**SOURCE MATERIAL**

******

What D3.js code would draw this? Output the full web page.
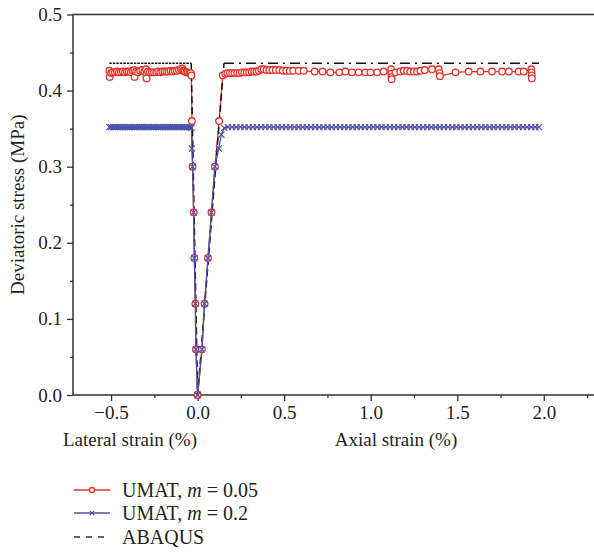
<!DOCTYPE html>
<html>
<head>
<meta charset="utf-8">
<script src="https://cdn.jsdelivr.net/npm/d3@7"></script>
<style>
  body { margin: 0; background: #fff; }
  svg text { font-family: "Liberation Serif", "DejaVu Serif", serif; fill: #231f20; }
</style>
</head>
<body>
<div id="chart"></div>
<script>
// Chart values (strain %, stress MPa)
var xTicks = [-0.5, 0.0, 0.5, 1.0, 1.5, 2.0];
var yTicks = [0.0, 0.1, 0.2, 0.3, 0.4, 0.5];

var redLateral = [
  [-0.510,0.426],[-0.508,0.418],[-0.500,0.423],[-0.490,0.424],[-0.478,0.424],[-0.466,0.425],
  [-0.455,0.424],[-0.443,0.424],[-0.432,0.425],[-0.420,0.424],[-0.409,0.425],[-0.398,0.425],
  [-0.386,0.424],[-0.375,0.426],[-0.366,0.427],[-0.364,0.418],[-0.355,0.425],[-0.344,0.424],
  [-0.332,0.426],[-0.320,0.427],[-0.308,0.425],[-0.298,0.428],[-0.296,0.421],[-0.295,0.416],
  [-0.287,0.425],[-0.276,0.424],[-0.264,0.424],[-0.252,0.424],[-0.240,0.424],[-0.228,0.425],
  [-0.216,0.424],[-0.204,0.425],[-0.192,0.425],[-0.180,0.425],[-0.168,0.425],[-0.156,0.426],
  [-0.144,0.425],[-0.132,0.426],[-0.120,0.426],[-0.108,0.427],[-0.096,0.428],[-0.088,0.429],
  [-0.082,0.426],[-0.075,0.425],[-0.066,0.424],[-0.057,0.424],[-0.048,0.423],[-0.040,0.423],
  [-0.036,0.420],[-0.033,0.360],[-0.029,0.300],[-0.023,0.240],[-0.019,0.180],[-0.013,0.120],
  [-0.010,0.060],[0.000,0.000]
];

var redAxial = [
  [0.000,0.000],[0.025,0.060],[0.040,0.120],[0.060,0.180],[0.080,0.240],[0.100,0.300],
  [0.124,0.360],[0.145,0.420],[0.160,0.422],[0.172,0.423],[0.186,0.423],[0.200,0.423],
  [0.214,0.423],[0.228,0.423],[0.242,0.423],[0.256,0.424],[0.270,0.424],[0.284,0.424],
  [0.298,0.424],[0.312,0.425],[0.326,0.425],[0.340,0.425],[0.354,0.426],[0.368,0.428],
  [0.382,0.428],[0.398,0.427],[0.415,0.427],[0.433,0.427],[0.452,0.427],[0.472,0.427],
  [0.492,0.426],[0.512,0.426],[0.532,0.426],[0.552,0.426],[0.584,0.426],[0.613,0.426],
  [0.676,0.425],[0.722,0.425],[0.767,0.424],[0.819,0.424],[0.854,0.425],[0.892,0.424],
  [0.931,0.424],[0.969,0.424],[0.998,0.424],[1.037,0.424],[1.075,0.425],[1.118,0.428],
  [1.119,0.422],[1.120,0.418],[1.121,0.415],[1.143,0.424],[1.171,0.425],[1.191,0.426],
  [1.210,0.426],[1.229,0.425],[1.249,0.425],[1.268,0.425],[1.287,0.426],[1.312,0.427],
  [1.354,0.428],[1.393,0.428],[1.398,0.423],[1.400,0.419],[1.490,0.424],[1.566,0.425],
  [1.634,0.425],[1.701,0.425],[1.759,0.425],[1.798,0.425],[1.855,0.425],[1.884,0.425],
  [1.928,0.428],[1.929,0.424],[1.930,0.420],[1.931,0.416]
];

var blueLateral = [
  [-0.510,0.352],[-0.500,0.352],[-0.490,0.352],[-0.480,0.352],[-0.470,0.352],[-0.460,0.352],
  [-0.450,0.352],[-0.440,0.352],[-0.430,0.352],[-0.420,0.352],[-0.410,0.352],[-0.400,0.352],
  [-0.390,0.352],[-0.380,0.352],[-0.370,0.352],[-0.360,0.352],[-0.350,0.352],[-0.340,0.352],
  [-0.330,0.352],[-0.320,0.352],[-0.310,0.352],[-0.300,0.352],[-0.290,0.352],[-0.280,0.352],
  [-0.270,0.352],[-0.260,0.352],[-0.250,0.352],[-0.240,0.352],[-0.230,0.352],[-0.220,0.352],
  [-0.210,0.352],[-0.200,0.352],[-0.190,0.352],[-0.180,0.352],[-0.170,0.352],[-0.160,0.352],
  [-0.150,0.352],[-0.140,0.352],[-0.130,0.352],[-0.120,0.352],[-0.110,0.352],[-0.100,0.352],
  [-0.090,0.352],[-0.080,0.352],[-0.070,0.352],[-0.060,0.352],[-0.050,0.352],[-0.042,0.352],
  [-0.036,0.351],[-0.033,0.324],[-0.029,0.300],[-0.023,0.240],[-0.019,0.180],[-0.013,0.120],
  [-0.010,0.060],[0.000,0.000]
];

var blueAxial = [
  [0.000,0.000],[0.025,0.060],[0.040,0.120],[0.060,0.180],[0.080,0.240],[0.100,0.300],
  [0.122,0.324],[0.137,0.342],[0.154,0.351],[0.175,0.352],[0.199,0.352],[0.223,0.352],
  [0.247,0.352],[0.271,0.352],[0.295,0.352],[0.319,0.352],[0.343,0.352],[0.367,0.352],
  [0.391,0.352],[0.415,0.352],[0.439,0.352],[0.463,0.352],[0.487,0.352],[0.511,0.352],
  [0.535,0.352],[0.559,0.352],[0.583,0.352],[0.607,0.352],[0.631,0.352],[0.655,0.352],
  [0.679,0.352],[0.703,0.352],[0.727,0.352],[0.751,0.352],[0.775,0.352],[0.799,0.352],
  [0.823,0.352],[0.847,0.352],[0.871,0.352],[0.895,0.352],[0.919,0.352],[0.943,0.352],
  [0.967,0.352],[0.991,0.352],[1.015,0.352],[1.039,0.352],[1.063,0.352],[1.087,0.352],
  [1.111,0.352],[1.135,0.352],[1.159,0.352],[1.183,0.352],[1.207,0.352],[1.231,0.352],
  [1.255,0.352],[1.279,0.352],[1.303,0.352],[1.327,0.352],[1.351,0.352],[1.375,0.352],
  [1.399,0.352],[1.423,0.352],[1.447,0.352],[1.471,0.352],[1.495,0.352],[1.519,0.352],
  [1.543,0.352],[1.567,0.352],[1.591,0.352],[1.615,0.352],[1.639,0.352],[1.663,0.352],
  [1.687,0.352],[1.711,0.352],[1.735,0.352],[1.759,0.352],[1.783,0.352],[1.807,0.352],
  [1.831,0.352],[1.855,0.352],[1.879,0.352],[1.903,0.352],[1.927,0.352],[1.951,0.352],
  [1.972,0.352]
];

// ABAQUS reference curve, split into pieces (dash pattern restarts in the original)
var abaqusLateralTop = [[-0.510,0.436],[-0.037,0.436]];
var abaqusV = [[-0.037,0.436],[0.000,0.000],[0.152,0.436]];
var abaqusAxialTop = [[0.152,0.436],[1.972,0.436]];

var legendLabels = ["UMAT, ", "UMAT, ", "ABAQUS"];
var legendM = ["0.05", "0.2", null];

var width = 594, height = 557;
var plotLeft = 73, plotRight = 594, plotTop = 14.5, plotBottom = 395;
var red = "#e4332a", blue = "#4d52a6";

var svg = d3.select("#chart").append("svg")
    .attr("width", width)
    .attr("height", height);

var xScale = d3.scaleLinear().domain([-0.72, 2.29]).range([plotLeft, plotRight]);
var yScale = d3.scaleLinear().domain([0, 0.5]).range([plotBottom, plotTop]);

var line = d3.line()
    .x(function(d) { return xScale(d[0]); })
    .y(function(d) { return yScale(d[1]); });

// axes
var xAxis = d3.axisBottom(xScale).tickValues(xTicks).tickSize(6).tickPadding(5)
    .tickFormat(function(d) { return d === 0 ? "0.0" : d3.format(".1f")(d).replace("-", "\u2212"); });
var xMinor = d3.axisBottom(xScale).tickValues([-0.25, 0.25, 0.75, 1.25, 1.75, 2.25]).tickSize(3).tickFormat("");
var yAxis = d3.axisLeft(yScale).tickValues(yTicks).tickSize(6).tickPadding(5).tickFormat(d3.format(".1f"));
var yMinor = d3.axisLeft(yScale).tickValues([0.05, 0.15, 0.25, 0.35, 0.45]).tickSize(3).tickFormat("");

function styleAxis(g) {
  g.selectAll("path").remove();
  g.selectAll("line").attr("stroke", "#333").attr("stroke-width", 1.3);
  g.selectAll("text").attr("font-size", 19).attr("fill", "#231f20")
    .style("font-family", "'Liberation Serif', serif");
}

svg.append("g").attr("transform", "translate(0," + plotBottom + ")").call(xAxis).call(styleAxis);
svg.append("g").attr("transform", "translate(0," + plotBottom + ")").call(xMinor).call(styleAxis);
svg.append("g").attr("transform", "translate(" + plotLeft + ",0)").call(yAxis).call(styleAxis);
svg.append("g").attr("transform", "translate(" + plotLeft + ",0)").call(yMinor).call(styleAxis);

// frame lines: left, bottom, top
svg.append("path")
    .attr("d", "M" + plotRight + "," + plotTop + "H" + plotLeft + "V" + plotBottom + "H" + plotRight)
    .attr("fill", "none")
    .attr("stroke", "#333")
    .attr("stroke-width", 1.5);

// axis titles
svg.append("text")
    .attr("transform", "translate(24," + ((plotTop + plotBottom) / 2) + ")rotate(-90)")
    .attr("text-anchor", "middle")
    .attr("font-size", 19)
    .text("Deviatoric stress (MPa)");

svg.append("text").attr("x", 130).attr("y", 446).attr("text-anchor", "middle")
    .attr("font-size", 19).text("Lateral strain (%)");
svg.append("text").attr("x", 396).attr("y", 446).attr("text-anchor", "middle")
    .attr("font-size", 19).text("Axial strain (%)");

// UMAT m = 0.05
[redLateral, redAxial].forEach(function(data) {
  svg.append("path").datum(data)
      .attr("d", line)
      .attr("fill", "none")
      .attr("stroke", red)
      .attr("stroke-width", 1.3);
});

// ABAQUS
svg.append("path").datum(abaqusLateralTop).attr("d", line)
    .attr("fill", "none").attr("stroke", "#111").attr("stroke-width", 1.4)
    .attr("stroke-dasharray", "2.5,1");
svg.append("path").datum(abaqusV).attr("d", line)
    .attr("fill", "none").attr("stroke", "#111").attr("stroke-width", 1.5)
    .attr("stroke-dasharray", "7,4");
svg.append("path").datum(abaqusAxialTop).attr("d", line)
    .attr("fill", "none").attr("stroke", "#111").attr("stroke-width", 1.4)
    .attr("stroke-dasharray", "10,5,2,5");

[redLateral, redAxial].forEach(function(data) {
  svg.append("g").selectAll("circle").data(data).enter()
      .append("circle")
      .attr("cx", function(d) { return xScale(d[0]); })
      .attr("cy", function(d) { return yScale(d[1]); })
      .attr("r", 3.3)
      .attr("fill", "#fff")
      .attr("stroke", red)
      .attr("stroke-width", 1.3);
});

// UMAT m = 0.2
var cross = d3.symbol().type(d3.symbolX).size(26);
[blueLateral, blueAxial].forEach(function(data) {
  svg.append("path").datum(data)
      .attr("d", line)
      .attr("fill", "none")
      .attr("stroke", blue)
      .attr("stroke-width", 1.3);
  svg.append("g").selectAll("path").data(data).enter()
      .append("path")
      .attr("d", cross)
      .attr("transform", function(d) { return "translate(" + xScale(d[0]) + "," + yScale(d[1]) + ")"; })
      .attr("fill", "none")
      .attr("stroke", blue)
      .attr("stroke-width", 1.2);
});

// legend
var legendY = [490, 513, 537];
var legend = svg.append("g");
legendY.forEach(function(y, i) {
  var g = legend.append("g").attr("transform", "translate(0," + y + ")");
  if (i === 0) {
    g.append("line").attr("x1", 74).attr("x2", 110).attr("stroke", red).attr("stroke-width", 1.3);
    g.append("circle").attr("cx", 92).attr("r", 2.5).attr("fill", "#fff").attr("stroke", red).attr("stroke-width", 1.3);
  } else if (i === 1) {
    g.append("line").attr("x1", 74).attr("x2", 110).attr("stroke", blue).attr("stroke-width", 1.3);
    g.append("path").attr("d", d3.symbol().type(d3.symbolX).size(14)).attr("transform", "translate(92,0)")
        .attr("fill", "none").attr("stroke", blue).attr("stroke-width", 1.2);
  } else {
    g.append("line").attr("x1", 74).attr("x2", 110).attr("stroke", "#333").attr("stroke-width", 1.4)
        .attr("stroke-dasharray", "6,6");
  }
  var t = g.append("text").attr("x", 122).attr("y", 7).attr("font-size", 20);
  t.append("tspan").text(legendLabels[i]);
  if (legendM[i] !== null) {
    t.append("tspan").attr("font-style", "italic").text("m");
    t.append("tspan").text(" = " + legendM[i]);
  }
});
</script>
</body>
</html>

******

**EXERCISE PROMPT**
Your task is to restate word for word the lines from the top of the data to the line containing "var yTicks = [0.0, 0.1, 0.2, 0.3, 0.4, 0.5];", both ends included, with every picture left out.

**RESPONSE TO THIS TASK**
What D3.js code would draw this? Output the full web page.
<!DOCTYPE html>
<html>
<head>
<meta charset="utf-8">
<script src="https://cdn.jsdelivr.net/npm/d3@7"></script>
<style>
  body { margin: 0; background: #fff; }
  svg text { font-family: "Liberation Serif", "DejaVu Serif", serif; fill: #231f20; }
</style>
</head>
<body>
<div id="chart"></div>
<script>
// Chart values (strain %, stress MPa)
var xTicks = [-0.5, 0.0, 0.5, 1.0, 1.5, 2.0];
var yTicks = [0.0, 0.1, 0.2, 0.3, 0.4, 0.5];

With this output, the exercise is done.